Treasury Regulations Section 1.368-2(m) provides six requirements for a reorganization to qualify under Section 368(a)(1)(F):
| (1) | All of the stock of the acquiring corporation, including any stock of the acquiring corporation issued before the reorganization, must have been distributed (or deemed distributed) in exchange for stock of the acquired corporation in the reorganization; |
| (2) | The same person or persons must own all of the stock of the acquired corporation, immediately before the reorganization, and the acquiring corporation, immediately after the reorganization, in identical proportions; |
| (3) | The acquiring corporation may not hold any property or have any tax attributes immediately before the reorganization; |
| (4) | The acquired corporation must completely liquidate, for federal income tax purposes, in the reorganization; |
| (5) | The acquiring corporation must be the only acquiring corporation; and |
| (6) | The acquired corporation must be the only acquired corporation. |
The Reorganization will consist of a transfer of all or substantially all of the assets of the Acquired Fund, a series of a Delaware statutory trust, to the Acquiring Fund, a newly formed series of a Delaware statutory trust (such series is treated as a separate corporation for U.S. federal income tax purposes), in exchange solely for (i) the assumption by the Acquiring Fund of all of the liabilities of the Acquired Fund and (ii) shares of beneficial interest of the Acquiring Fund, which will then be distributed to the Acquired Fund Stockholders in liquidation of the Acquiring Fund. Therefore, the Reorganization is a mere change in identity or form of the Acquired Fund and the Reorganization will satisfy the statutory language of Code Section 368(a)(1)(F) and the requirements of Treasury Regulations Section 1.368-2(m) to be treated as a “reorganization” described in Section 368(a)(1)(F). Although the Reorganization may also be described in another subsection of Section 368(a)(1) (such as Section 368(a)(1)(C)), a reorganization described in Code Section 368(a)(1)(F) that is also described in another subsection of Section 368(a)(1) will be treated as described only in Section 368(a)(1)(F).3
A reorganization under Code Section 368(a)(1)(F) is not required to satisfy the “continuity of business enterprise” or “continuity of interest” requirements established by judicial doctrine and Treasury Regulations.4
3 Treas. Reg. § 1.368-2(m)(3)(iv)(B).
4 Treas. Reg. § 1.368-2(m)(2).
Code Section 381(a) provides that in the case of a reorganization described under Section 368(a)(1)(F), the acquiring corporation will succeed to certain items of the acquired corporation, including capital loss carryovers. Code Section 381(b) provides that the taxable year of a corporation in a reorganization described in Code Section 368(a)(1)(F) does not close.
IV. Opinions
Based upon the foregoing and upon our review of the Code, the Treasury Regulations promulgated under the Code, published Revenue Rulings, Revenue Procedures and other published pronouncements of the IRS, the published opinions of the U.S. Tax Court and other U.S. federal courts, and such other authorities as we consider relevant, each as they exist as of the date hereof, we are of the opinion that, for federal income tax purposes:
(1) the Acquiring Fund’s acquisition of the Assets of the Acquired Fund in exchange solely for Acquiring Fund Shares and its assumption of the Liabilities, followed by Acquired Fund’s distribution of Acquiring Fund Shares to the Acquired Fund Stockholders actually or constructively in exchange for their Acquired Fund Shares, will constitute a “reorganization” described in Code Section 368(a)(1)(F), and the Acquiring Fund and the Acquired Fund will be “a party to a reorganization” (within the meaning of Code Section 368(b)).
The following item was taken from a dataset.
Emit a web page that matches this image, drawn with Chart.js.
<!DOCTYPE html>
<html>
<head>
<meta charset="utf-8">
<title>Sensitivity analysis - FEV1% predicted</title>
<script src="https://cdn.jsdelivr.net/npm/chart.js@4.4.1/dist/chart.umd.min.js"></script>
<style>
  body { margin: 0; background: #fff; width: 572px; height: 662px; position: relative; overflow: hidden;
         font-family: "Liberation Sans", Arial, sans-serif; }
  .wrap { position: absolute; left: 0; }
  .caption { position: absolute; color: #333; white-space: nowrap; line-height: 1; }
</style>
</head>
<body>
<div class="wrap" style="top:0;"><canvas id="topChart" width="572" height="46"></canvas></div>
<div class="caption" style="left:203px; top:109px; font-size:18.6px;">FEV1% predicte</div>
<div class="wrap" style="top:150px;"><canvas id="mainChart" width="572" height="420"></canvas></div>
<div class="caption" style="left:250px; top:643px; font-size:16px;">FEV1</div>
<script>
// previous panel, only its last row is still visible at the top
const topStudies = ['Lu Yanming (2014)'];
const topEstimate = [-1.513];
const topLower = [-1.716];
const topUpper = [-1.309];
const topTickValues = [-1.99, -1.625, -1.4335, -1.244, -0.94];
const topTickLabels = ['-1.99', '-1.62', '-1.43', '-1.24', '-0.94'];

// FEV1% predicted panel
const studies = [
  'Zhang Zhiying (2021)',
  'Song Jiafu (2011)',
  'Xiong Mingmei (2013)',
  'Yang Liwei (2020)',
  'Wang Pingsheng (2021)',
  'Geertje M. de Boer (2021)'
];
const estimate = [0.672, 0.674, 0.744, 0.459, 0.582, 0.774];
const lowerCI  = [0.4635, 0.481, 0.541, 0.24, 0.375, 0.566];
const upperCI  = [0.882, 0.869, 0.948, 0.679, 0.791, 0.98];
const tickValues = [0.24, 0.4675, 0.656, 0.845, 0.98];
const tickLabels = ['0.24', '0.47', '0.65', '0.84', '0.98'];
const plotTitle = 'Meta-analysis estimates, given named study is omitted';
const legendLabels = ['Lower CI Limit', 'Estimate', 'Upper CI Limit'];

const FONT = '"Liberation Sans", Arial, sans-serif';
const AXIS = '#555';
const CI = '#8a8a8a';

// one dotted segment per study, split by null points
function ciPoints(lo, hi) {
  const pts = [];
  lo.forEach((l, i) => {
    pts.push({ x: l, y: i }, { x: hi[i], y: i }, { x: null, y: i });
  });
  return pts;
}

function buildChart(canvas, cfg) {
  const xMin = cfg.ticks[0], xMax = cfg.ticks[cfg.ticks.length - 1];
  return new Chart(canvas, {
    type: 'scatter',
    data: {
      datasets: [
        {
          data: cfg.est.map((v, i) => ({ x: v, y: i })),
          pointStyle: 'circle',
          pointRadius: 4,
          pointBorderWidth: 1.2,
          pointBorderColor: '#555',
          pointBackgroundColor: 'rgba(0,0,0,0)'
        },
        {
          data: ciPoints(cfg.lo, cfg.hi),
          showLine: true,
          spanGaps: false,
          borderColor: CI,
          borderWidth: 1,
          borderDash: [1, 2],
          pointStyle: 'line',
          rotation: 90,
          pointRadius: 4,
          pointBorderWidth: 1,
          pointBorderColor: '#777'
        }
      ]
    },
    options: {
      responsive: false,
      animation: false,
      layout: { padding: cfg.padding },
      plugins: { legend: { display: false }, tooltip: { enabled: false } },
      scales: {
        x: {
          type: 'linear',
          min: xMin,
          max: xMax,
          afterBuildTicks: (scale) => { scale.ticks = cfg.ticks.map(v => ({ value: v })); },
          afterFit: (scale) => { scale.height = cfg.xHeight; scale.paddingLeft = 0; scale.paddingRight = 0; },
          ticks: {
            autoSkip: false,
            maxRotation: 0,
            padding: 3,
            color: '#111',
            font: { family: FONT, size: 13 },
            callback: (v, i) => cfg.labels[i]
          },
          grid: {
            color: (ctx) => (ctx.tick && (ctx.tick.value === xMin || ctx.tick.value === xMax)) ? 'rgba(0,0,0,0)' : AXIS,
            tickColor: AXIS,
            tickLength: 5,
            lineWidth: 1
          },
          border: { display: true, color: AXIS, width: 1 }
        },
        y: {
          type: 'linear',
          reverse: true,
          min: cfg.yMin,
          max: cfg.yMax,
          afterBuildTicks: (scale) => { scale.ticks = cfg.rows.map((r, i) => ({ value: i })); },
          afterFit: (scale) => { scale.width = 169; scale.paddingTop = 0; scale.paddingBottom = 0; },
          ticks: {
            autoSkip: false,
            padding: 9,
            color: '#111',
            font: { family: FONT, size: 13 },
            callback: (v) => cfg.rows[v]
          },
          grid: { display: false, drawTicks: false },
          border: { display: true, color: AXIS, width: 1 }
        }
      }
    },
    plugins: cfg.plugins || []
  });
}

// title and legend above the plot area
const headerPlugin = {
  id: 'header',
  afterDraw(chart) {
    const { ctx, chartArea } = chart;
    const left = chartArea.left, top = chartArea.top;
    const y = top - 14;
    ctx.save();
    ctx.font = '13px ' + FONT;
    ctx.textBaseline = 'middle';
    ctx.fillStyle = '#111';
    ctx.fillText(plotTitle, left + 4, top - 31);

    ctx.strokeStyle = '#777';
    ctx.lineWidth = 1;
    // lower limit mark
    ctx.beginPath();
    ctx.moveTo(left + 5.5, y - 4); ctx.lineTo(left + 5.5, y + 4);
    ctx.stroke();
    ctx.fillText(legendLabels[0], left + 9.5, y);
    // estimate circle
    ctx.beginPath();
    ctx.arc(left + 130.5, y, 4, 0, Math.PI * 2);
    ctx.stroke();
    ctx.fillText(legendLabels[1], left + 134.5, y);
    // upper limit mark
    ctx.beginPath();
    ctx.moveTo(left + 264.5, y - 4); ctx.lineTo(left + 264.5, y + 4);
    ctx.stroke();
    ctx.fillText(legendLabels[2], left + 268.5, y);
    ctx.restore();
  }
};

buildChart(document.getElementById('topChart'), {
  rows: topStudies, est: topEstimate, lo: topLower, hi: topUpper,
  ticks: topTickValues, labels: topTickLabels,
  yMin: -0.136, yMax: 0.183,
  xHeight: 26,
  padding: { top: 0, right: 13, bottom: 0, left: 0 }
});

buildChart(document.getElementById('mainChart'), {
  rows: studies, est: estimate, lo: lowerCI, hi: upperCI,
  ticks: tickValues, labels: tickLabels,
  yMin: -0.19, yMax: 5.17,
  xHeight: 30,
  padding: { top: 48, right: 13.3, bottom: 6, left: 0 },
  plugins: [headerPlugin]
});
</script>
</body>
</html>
(2) The Acquired Fund will not recognize any gain or loss upon the transfer of the Assets to the Acquiring Fund in exchange solely for Acquiring Fund Shares and Acquiring Fund’s assumption of the Liabilities or on the subsequent distribution (whether actual or constructive) of those Acquiring Fund Shares to Acquired Fund Stockholders in exchange for their Acquired Fund Shares.
(3) No gain or loss will be recognized by the Acquiring Fund as a result of the applicable Reorganization.
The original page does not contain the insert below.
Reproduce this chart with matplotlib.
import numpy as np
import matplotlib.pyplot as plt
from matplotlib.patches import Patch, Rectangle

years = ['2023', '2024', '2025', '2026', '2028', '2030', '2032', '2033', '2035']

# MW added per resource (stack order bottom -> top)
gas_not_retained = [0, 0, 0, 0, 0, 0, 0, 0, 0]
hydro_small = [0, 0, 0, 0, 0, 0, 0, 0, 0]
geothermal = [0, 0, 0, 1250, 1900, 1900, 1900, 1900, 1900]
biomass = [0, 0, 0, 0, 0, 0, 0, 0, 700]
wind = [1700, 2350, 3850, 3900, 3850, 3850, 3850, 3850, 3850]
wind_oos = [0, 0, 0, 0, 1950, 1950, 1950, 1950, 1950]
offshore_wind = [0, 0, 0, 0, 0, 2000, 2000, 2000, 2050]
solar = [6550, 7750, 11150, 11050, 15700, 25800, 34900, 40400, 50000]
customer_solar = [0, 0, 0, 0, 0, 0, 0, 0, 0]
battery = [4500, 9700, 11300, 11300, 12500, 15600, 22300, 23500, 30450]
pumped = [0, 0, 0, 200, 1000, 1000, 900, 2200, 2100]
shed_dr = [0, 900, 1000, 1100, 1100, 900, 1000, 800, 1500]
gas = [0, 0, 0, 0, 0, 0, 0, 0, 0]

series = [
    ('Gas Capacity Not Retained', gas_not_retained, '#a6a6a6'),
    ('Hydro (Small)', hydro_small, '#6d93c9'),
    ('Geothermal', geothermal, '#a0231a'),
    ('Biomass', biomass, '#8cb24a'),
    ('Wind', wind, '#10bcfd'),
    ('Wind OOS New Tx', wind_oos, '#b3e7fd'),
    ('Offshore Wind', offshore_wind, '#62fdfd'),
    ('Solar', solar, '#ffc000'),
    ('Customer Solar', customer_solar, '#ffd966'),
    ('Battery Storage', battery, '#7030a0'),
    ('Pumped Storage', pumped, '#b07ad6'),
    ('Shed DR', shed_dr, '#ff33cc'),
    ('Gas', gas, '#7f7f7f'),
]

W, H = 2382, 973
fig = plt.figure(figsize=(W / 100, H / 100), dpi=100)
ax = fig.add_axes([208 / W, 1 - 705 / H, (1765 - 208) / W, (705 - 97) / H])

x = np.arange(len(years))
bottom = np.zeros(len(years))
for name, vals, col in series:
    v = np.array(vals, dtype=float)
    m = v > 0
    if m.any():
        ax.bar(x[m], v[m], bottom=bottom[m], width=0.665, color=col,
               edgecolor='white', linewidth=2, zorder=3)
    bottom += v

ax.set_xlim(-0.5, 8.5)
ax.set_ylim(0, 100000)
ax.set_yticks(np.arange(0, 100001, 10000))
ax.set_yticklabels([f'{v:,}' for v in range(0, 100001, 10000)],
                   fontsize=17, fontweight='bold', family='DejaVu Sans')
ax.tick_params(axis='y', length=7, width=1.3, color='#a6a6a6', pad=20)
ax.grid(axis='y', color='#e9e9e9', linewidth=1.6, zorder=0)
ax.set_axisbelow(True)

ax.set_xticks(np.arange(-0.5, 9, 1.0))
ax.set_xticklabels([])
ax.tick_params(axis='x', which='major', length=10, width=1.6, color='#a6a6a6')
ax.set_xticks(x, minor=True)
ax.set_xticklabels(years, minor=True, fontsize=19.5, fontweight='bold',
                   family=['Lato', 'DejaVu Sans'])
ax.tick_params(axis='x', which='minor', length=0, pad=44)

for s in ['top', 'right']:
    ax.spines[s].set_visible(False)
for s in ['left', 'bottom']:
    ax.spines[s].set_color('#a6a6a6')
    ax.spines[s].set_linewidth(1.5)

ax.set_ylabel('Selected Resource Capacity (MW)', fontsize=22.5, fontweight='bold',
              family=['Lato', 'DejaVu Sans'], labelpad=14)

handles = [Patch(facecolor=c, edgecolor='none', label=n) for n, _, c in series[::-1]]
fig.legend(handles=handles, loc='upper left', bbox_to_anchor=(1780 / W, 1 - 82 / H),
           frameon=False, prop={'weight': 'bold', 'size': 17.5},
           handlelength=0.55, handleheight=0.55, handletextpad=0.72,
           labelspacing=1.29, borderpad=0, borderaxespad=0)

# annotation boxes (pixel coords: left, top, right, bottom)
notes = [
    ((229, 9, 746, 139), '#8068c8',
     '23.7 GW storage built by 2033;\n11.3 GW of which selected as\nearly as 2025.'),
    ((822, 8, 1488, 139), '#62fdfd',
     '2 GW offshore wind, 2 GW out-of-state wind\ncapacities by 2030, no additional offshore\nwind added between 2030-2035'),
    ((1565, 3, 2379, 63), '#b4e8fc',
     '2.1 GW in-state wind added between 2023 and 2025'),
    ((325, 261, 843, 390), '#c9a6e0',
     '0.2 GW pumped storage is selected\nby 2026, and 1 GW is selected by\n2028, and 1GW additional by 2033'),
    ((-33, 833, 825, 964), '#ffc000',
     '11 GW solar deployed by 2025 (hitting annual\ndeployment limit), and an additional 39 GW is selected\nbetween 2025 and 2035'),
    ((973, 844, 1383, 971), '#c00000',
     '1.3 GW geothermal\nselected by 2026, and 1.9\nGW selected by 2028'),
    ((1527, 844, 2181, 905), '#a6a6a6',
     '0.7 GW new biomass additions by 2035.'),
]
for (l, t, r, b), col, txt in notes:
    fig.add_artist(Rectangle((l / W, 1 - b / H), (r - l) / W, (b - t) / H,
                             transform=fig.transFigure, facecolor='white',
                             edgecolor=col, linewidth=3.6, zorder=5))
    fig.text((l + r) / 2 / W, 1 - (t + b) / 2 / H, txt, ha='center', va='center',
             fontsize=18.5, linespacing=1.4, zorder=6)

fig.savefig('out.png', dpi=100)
(4) No gain or loss will be recognized by the shareholders of the Acquired Fund upon the distribution to them by the North Square Trust of the Acquiring Fund Shares in exchange for their Acquired Fund Shares.
(5) The aggregate tax basis of the Acquiring Fund Shares received by each shareholder of the Acquired Fund will be the same as the aggregate tax basis of the shareholder's Acquired Fund Shares immediately prior to such transactions.
(6) The Acquiring Fund’s tax basis in each Asset will be the same as its tax basis therein immediately before the Reorganization.
(7) An Acquired Fund Stockholder’s holding period for the Acquiring Fund Shares received in the Reorganization will include such Acquired Fund Stockholder’s holding period for those Acquired Fund Shares exchanged therefor, provided the Acquired Fund Stockholder holds them as capital assets at the Effective Time.
(8) The Acquiring Fund’s holding period with respect to each Acquired Fund Asset will include the Acquired Fund’s holding period therefor, provided that the Acquired Fund held such Acquired Fund Asset as a capital asset.
(9) A Reorganization will not result in the termination of the Acquired Fund’s taxable year and the Acquiring Fund will succeed to and take into account the items of the Acquired Fund, if any, described under Code Section 381(c), subject to the conditions and limitations specified in Sections 381, 382, 383 and 384 of the Code and the regulations thereunder.
Notwithstanding the above, we express no opinion as to the effect of the Reorganization on the Acquired Fund or the Acquiring Fund, or any Acquired Fund Stockholder, with respect to an Acquired Fund’s asset as to which any unrealized gain or loss is required to be recognized for federal income tax purposes at the end of a taxable year (or on the termination or transfer thereof) under a mark-to-market system of accounting.
Because our opinion is based upon current law, no assurance can be given that existing U.S. federal income tax laws will not be changed by future legislative or administrative or judicial interpretation, any of which could affect the opinion expressed above. This opinion is provided to you in connection with the Reorganization. This opinion may not be quoted or relied upon by any other person or entity, or for any other purpose, without our prior written consent.